• [Exercise prompt]:
Go through the entries and transcribe each one exactly, dropping the pictures.

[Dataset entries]
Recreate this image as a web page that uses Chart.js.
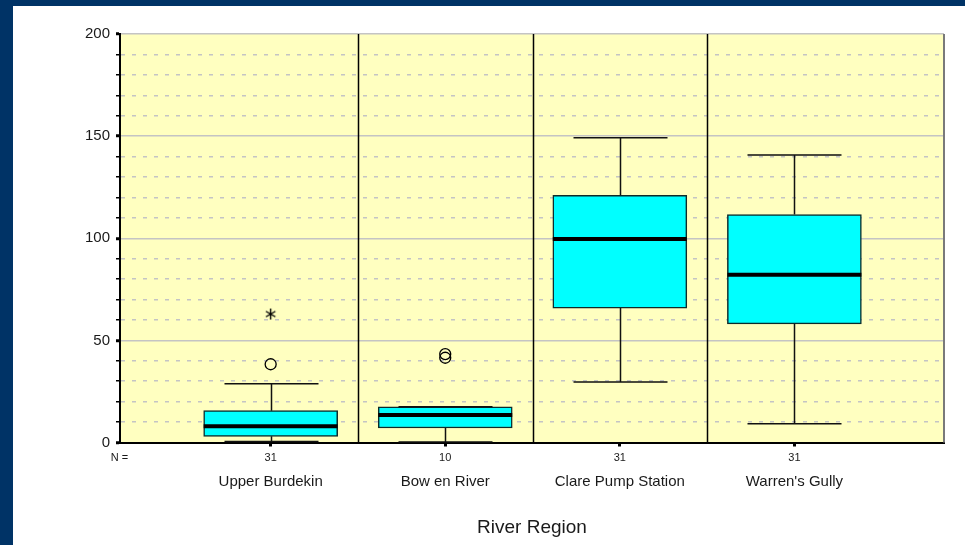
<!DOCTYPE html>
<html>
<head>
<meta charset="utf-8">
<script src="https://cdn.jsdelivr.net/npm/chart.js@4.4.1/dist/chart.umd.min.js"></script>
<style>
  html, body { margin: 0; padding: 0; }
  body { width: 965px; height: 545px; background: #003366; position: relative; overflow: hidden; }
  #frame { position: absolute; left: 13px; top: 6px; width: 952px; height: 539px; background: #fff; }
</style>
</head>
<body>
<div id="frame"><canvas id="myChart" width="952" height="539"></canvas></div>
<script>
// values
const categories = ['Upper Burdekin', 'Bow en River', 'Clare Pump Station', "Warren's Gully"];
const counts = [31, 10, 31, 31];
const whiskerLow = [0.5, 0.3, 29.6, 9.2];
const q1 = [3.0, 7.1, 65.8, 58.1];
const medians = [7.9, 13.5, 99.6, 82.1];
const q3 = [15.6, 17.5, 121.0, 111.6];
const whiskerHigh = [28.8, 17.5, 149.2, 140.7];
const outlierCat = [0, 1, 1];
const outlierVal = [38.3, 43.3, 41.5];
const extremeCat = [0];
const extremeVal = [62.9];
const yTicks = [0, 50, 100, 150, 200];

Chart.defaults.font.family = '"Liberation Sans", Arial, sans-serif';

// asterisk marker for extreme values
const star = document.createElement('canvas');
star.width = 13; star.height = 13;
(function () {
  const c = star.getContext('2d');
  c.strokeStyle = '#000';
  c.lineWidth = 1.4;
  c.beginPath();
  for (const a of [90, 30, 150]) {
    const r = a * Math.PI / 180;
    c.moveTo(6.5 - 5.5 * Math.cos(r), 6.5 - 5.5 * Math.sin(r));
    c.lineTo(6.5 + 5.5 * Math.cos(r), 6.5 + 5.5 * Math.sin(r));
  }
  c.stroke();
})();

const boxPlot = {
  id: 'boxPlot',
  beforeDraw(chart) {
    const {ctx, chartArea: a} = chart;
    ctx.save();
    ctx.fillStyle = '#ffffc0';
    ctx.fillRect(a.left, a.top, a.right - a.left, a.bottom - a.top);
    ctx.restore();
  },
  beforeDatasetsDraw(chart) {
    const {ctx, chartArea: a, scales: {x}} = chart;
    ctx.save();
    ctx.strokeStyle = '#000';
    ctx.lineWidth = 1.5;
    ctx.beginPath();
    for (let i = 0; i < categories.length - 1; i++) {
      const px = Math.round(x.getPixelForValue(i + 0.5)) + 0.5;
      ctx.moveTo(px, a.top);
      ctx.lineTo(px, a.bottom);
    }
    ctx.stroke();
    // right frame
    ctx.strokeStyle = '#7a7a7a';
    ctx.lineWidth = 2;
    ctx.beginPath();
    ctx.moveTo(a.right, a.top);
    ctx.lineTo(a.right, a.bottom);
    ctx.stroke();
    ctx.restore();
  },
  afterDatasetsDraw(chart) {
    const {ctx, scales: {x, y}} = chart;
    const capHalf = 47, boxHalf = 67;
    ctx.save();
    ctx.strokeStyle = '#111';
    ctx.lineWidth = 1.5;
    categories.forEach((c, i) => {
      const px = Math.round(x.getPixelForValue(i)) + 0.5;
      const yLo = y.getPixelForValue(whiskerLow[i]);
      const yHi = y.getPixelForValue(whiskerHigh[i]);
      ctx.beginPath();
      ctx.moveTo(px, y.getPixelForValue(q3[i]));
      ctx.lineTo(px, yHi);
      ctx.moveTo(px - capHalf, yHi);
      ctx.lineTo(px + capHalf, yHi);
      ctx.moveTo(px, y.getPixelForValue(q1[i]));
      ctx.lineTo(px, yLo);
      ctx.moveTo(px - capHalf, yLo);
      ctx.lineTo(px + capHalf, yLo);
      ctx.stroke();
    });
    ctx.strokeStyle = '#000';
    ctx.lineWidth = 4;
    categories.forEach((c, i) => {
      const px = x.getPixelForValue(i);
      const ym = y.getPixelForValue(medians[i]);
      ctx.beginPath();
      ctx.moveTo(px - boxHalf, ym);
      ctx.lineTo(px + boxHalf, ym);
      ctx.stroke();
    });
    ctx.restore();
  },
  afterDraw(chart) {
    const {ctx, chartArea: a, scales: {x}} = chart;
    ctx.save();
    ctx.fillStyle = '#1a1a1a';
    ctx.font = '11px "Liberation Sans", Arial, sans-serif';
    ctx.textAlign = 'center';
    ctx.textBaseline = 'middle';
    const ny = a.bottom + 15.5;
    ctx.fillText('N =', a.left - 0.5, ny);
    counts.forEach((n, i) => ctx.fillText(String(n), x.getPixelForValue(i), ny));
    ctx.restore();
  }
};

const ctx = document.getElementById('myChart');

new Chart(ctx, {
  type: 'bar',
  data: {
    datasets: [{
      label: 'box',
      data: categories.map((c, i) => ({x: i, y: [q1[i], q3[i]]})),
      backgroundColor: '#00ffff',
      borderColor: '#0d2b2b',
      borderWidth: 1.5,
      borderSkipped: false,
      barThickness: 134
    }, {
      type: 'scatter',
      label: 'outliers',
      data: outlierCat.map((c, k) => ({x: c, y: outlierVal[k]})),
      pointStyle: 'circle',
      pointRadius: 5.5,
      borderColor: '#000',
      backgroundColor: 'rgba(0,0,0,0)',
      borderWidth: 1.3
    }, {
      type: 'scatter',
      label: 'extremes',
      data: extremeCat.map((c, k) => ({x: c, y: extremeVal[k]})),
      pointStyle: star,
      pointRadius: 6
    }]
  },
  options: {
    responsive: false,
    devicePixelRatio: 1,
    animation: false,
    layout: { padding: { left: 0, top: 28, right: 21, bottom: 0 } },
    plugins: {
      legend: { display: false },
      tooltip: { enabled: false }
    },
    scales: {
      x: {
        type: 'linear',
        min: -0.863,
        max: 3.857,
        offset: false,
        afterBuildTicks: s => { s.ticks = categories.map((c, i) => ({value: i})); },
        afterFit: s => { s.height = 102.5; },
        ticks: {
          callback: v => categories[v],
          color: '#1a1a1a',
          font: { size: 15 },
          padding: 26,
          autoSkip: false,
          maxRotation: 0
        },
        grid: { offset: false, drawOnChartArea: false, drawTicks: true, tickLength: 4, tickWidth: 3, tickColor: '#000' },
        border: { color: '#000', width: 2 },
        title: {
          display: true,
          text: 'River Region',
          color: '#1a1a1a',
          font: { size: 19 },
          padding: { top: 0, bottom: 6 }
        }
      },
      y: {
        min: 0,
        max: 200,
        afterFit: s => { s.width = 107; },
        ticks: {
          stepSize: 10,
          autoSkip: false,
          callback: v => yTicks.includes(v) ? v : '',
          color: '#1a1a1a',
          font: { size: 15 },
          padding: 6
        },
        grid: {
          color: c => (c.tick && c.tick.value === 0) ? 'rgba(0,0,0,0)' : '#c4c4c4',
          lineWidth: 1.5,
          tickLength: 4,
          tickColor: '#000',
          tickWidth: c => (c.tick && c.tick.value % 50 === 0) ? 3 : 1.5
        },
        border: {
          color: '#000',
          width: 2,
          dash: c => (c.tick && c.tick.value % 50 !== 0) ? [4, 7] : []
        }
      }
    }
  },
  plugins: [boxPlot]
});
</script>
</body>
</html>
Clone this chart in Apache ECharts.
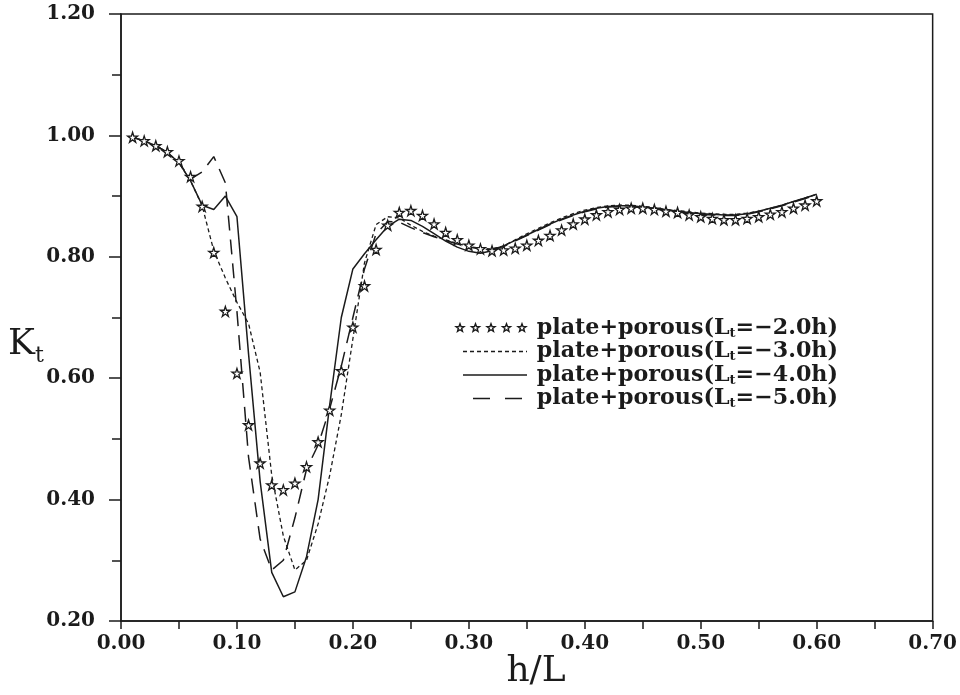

• [Exercise response]:
Recreate this image as a web page that uses Chart.js.
<!DOCTYPE html>
<html>
<head>
<meta charset="utf-8">
<script src="https://cdn.jsdelivr.net/npm/chart.js@4.4.1/dist/chart.umd.min.js"></script>
<style>
  html, body { margin: 0; padding: 0; }
  body { width: 965px; height: 545px; background: #003366; position: relative; overflow: hidden; }
  #frame { position: absolute; left: 13px; top: 6px; width: 952px; height: 539px; background: #fff; }
</style>
</head>
<body>
<div id="frame"><canvas id="myChart" width="952" height="539"></canvas></div>
<script>
// values
const categories = ['Upper Burdekin', 'Bow en River', 'Clare Pump Station', "Warren's Gully"];
const counts = [31, 10, 31, 31];
const whiskerLow = [0.5, 0.3, 29.6, 9.2];
const q1 = [3.0, 7.1, 65.8, 58.1];
const medians = [7.9, 13.5, 99.6, 82.1];
const q3 = [15.6, 17.5, 121.0, 111.6];
const whiskerHigh = [28.8, 17.5, 149.2, 140.7];
const outlierCat = [0, 1, 1];
const outlierVal = [38.3, 43.3, 41.5];
const extremeCat = [0];
const extremeVal = [62.9];
const yTicks = [0, 50, 100, 150, 200];

Chart.defaults.font.family = '"Liberation Sans", Arial, sans-serif';

// asterisk marker for extreme values
const star = document.createElement('canvas');
star.width = 13; star.height = 13;
(function () {
  const c = star.getContext('2d');
  c.strokeStyle = '#000';
  c.lineWidth = 1.4;
  c.beginPath();
  for (const a of [90, 30, 150]) {
    const r = a * Math.PI / 180;
    c.moveTo(6.5 - 5.5 * Math.cos(r), 6.5 - 5.5 * Math.sin(r));
    c.lineTo(6.5 + 5.5 * Math.cos(r), 6.5 + 5.5 * Math.sin(r));
  }
  c.stroke();
})();

const boxPlot = {
  id: 'boxPlot',
  beforeDraw(chart) {
    const {ctx, chartArea: a} = chart;
    ctx.save();
    ctx.fillStyle = '#ffffc0';
    ctx.fillRect(a.left, a.top, a.right - a.left, a.bottom - a.top);
    ctx.restore();
  },
  beforeDatasetsDraw(chart) {
    const {ctx, chartArea: a, scales: {x}} = chart;
    ctx.save();
    ctx.strokeStyle = '#000';
    ctx.lineWidth = 1.5;
    ctx.beginPath();
    for (let i = 0; i < categories.length - 1; i++) {
      const px = Math.round(x.getPixelForValue(i + 0.5)) + 0.5;
      ctx.moveTo(px, a.top);
      ctx.lineTo(px, a.bottom);
    }
    ctx.stroke();
    // right frame
    ctx.strokeStyle = '#7a7a7a';
    ctx.lineWidth = 2;
    ctx.beginPath();
    ctx.moveTo(a.right, a.top);
    ctx.lineTo(a.right, a.bottom);
    ctx.stroke();
    ctx.restore();
  },
  afterDatasetsDraw(chart) {
    const {ctx, scales: {x, y}} = chart;
    const capHalf = 47, boxHalf = 67;
    ctx.save();
    ctx.strokeStyle = '#111';
    ctx.lineWidth = 1.5;
    categories.forEach((c, i) => {
      const px = Math.round(x.getPixelForValue(i)) + 0.5;
      const yLo = y.getPixelForValue(whiskerLow[i]);
      const yHi = y.getPixelForValue(whiskerHigh[i]);
      ctx.beginPath();
      ctx.moveTo(px, y.getPixelForValue(q3[i]));
      ctx.lineTo(px, yHi);
      ctx.moveTo(px - capHalf, yHi);
      ctx.lineTo(px + capHalf, yHi);
      ctx.moveTo(px, y.getPixelForValue(q1[i]));
      ctx.lineTo(px, yLo);
      ctx.moveTo(px - capHalf, yLo);
      ctx.lineTo(px + capHalf, yLo);
      ctx.stroke();
    });
    ctx.strokeStyle = '#000';
    ctx.lineWidth = 4;
    categories.forEach((c, i) => {
      const px = x.getPixelForValue(i);
      const ym = y.getPixelForValue(medians[i]);
      ctx.beginPath();
      ctx.moveTo(px - boxHalf, ym);
      ctx.lineTo(px + boxHalf, ym);
      ctx.stroke();
    });
    ctx.restore();
  },
  afterDraw(chart) {
    const {ctx, chartArea: a, scales: {x}} = chart;
    ctx.save();
    ctx.fillStyle = '#1a1a1a';
    ctx.font = '11px "Liberation Sans", Arial, sans-serif';
    ctx.textAlign = 'center';
    ctx.textBaseline = 'middle';
    const ny = a.bottom + 15.5;
    ctx.fillText('N =', a.left - 0.5, ny);
    counts.forEach((n, i) => ctx.fillText(String(n), x.getPixelForValue(i), ny));
    ctx.restore();
  }
};

const ctx = document.getElementById('myChart');

new Chart(ctx, {
  type: 'bar',
  data: {
    datasets: [{
      label: 'box',
      data: categories.map((c, i) => ({x: i, y: [q1[i], q3[i]]})),
      backgroundColor: '#00ffff',
      borderColor: '#0d2b2b',
      borderWidth: 1.5,
      borderSkipped: false,
      barThickness: 134
    }, {
      type: 'scatter',
      label: 'outliers',
      data: outlierCat.map((c, k) => ({x: c, y: outlierVal[k]})),
      pointStyle: 'circle',
      pointRadius: 5.5,
      borderColor: '#000',
      backgroundColor: 'rgba(0,0,0,0)',
      borderWidth: 1.3
    }, {
      type: 'scatter',
      label: 'extremes',
      data: extremeCat.map((c, k) => ({x: c, y: extremeVal[k]})),
      pointStyle: star,
      pointRadius: 6
    }]
  },
  options: {
    responsive: false,
    devicePixelRatio: 1,
    animation: false,
    layout: { padding: { left: 0, top: 28, right: 21, bottom: 0 } },
    plugins: {
      legend: { display: false },
      tooltip: { enabled: false }
    },
    scales: {
      x: {
        type: 'linear',
        min: -0.863,
        max: 3.857,
        offset: false,
        afterBuildTicks: s => { s.ticks = categories.map((c, i) => ({value: i})); },
        afterFit: s => { s.height = 102.5; },
        ticks: {
          callback: v => categories[v],
          color: '#1a1a1a',
          font: { size: 15 },
          padding: 26,
          autoSkip: false,
          maxRotation: 0
        },
        grid: { offset: false, drawOnChartArea: false, drawTicks: true, tickLength: 4, tickWidth: 3, tickColor: '#000' },
        border: { color: '#000', width: 2 },
        title: {
          display: true,
          text: 'River Region',
          color: '#1a1a1a',
          font: { size: 19 },
          padding: { top: 0, bottom: 6 }
        }
      },
      y: {
        min: 0,
        max: 200,
        afterFit: s => { s.width = 107; },
        ticks: {
          stepSize: 10,
          autoSkip: false,
          callback: v => yTicks.includes(v) ? v : '',
          color: '#1a1a1a',
          font: { size: 15 },
          padding: 6
        },
        grid: {
          color: c => (c.tick && c.tick.value === 0) ? 'rgba(0,0,0,0)' : '#c4c4c4',
          lineWidth: 1.5,
          tickLength: 4,
          tickColor: '#000',
          tickWidth: c => (c.tick && c.tick.value % 50 === 0) ? 3 : 1.5
        },
        border: {
          color: '#000',
          width: 2,
          dash: c => (c.tick && c.tick.value % 50 !== 0) ? [4, 7] : []
        }
      }
    }
  },
  plugins: [boxPlot]
});
</script>
</body>
</html>
Clone this chart in Apache ECharts.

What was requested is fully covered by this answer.